I explained on several occasions that there can be no functional monetary union if it is not possible to correct wage policies over the long term. This works neither in a neoclassical nor in a Keynesian conceptual framework (see, for example here). If Gustav Horn says, ‘Sorry, but the unions are simply not strong enough,’ one has to reach the conclusion that the monetary union must be dismantled immediately, because, as we know now firsthand, the Germans unions are not strong enough to correct the imbalances that have been created over time

Horn writes:

“Under these circumstances, it is in the best scenario only possible to achieve a common rule that deals with wage evolution in the long term. It is illusory in the current situation. Criticism about the lack of European alignment of wage development in Germany may be justified, but it remains the talk of Pharisees. Rather, the requirement is to initiate a laborious and lengthy process that construes European wage bargaining structures so that sustainable results can be accomplished.”

Well, then you just have to hurl at all committed Europeans who are all ‘Pharisees’ that it was all a big mistake! End the monetary union immediately! The German trade unions cannot, under any circumstances, provide the material you need for the construction and maintenance of a successful monetary union!

If that is indeed the case, the unions and their academic advisors are in actual fact only helping those who argue for the breakdown of the monetary union. However, until now, no one has heard anything about it. The loud silence of the union leaders in terms of a serious diagnosis, or as the Chancellor says, a “honest analysis” of the European problems, speaks volumes. Let’s not make ourselves any illusions: even those – like myself – who consider strong unions as absolutely indispensible and have always been willing to assist, cannot help but to reach the conclusion that at this moment in Germany a coalition of trade unionists and employers exist who, against all reason, try to cover up the German mistakes of the past and want to proceed as if nothing ever happened.

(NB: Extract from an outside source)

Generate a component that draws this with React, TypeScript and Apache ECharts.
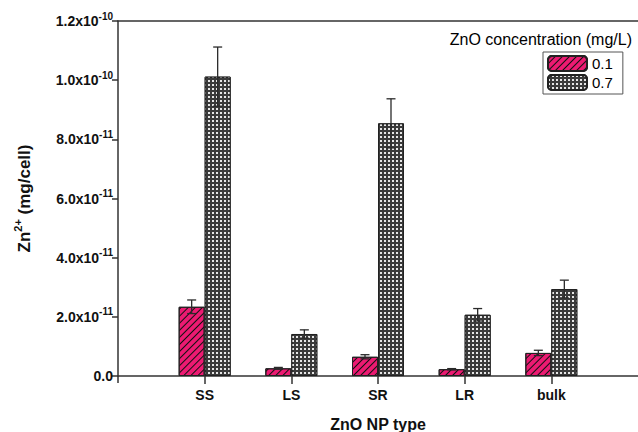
import React, { useEffect, useRef } from 'react';
import * as echarts from 'echarts';

const categories = ['', 'SS', 'LS', 'SR', 'LR', 'bulk', ''];
const lowConc = [2.34e-11, 0.26e-11, 0.65e-11, 0.23e-11, 0.78e-11];
const lowErr = [0.23e-11, 0.03e-11, 0.07e-11, 0.02e-11, 0.09e-11];
const highConc = [10.12e-11, 1.42e-11, 8.54e-11, 2.07e-11, 2.94e-11];
const highErr = [1.0e-11, 0.14e-11, 0.83e-11, 0.21e-11, 0.3e-11];
const yTickMain = ['0.0', '2.0x10', '4.0x10', '6.0x10', '8.0x10', '1.0x10', '1.2x10'];
const yTickExp = ['', '-11', '-11', '-11', '-11', '-10', '-10'];
const seriesNames = ['0.1', '0.7'];

const FONT = 'Liberation Sans, Arial, sans-serif';
const PINK = '#EC1A72';

export default function App() {
  const ref = useRef<HTMLDivElement>(null);
  useEffect(() => {
    if (!ref.current) return;
    const chart = echarts.init(ref.current, undefined, { renderer: 'svg' });
    const pad = (arr: number[]) => [null, ...arr, null];
    const errData = (vals: number[], errs: number[], side: number) =>
      vals.map((v, i) => [i + 1, v, errs[i], side]);
    const renderErr = (params: any, api: any) => {
      const idx = api.value(0);
      const v = api.value(1);
      const e = api.value(2);
      const side = api.value(3);
      const off = side * 13;
      const pTop = api.coord([idx, v + e]);
      const pBot = api.coord([idx, v - e]);
      const x = pTop[0] + off;
      const cap = 4.5;
      const st = { stroke: '#2a2a2a', lineWidth: 1.3 };
      return {
        type: 'group',
        children: [
          { type: 'line', shape: { x1: x, y1: pTop[1], x2: x, y2: pBot[1] }, style: st },
          { type: 'line', shape: { x1: x - cap, y1: pTop[1], x2: x + cap, y2: pTop[1] }, style: st },
          { type: 'line', shape: { x1: x - cap, y1: pBot[1], x2: x + cap, y2: pBot[1] }, style: st },
        ],
      };
    };
    chart.setOption({
      animation: false,
      grid: { left: 118, right: 0, top: 21, bottom: 56, outerBoundsMode: 'none', containLabel: false },
      legend: {
        data: seriesNames,
        orient: 'vertical',
        left: 543,
        top: 52,
        padding: [3, 10, 3, 4],
        itemGap: 2,
        itemWidth: 39,
        itemHeight: 15,
        borderColor: '#555',
        borderWidth: 1,
        textStyle: { fontSize: 15, fontFamily: FONT, color: '#000' },
      },
      graphic: [
        {
          type: 'text',
          x: 632,
          y: 39,
          style: {
            text: 'ZnO concentration (mg/L)',
            fontSize: 16,
            fontFamily: FONT,
            fill: '#000',
            textAlign: 'right',
            textVerticalAlign: 'middle',
          },
        },
        {
          type: 'line',
          shape: { x1: 118, y1: 376, x2: 118, y2: 383 },
          style: { stroke: '#333', lineWidth: 1.5 },
        },
      ],
      xAxis: [
        {
          type: 'category',
          data: categories,
          boundaryGap: false,
          axisLine: { lineStyle: { color: '#333', width: 1.5 } },
          axisTick: {
            length: 8,
            lineStyle: { color: '#333', width: 1.5 },
            interval: (i: number) => i > 0 && i < categories.length - 1,
          },
          axisLabel: {
            fontSize: 14,
            fontWeight: 'bold',
            fontFamily: FONT,
            color: '#111',
            margin: 12,
            interval: 0,
          },
          name: 'ZnO NP type',
          nameLocation: 'middle',
          nameGap: 40,
          nameTextStyle: { fontSize: 16, fontWeight: 'bold', fontFamily: FONT, color: '#111' },
        },
        {
          type: 'category',
          data: categories,
          boundaryGap: false,
          position: 'top',
          axisLine: { lineStyle: { color: '#333', width: 1.5 } },
          axisTick: { show: false },
          axisLabel: { show: false },
        },
      ],
      yAxis: {
        type: 'value',
        min: 0,
        max: 1.2e-10,
        interval: 2e-11,
        splitLine: { show: false },
        axisLine: { show: true, lineStyle: { color: '#333', width: 1.5 } },
        axisTick: { show: true, length: 6, lineStyle: { color: '#333', width: 1.5 } },
        axisLabel: {
          margin: 5,
          formatter: (v: number) => {
            const i = Math.round(v / 2e-11);
            return yTickExp[i] ? `{m|${yTickMain[i]}}{s|${yTickExp[i]}}` : `{m|${yTickMain[i]}}`;
          },
          rich: {
            m: { fontSize: 14, fontWeight: 'bold', fontFamily: FONT, color: '#111', lineHeight: 20 },
            s: { fontSize: 10, fontWeight: 'bold', fontFamily: FONT, color: '#111', lineHeight: 10, verticalAlign: 'top' },
          },
        },
        name: '{m|Zn}{s|2+}{m| (mg/cell)}',
        nameLocation: 'middle',
        nameRotate: 90,
        nameGap: 82,
        nameTextStyle: {
          rich: {
            m: { fontSize: 17, fontWeight: 'bold', fontFamily: FONT, color: '#111', lineHeight: 24 },
            s: { fontSize: 11, fontWeight: 'bold', fontFamily: FONT, color: '#111', lineHeight: 11, verticalAlign: 'top' },
          },
        },
      },
      series: [
        {
          name: seriesNames[0],
          type: 'bar',
          data: pad(lowConc),
          barWidth: 26,
          barGap: '0%',
          itemStyle: {
            color: PINK,
            borderColor: '#222',
            borderWidth: 1,
            decal: {
              symbol: 'rect',
              symbolSize: 1,
              color: '#111',
              dashArrayX: [1, 0],
              dashArrayY: [1, 3.6],
              rotation: -Math.PI / 4,
            },
          },
        },
        {
          name: seriesNames[1],
          type: 'bar',
          data: pad(highConc),
          barWidth: 26,
          barGap: '0%',
          itemStyle: {
            color: '#3a3a3a',
            borderColor: '#222',
            borderWidth: 1,
            decal: {
              symbol: 'rect',
              symbolSize: 1,
              color: '#e6e6e6',
              dashArrayX: [1.4, 1.6],
              dashArrayY: [1.4, 1.6],
            },
          },
        },
        {
          type: 'custom',
          renderItem: renderErr,
          data: errData(lowConc, lowErr, -1),
          z: 10,
          silent: true,
        },
        {
          type: 'custom',
          renderItem: renderErr,
          data: errData(highConc, highErr, 1),
          z: 10,
          silent: true,
        },
      ],
    });
    return () => chart.dispose();
  }, []);
  return <div ref={ref} style={{ width: 638, height: 432, position: 'absolute', left: 0, top: 0 }} />;
}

P.S.: Incidentally, it is factually incorrect when Horn and many others refer to a different financial policy as a possible solution to the European problems. It is true that Europe also needs another fiscal policy. But, first and foremost, the price and wage relations in Europe need to be corrected. Fiscal policy cannot achieve this. It is absurd, to say the least, to hope that German fiscal policy, in whatever conceivable political constellation, will decrease unemployment during the following coming years to such extent that the bargaining position of the German trade unions will increase so much that they will be able to successfully use their improved bargaining power to push for European corrections in labour relations.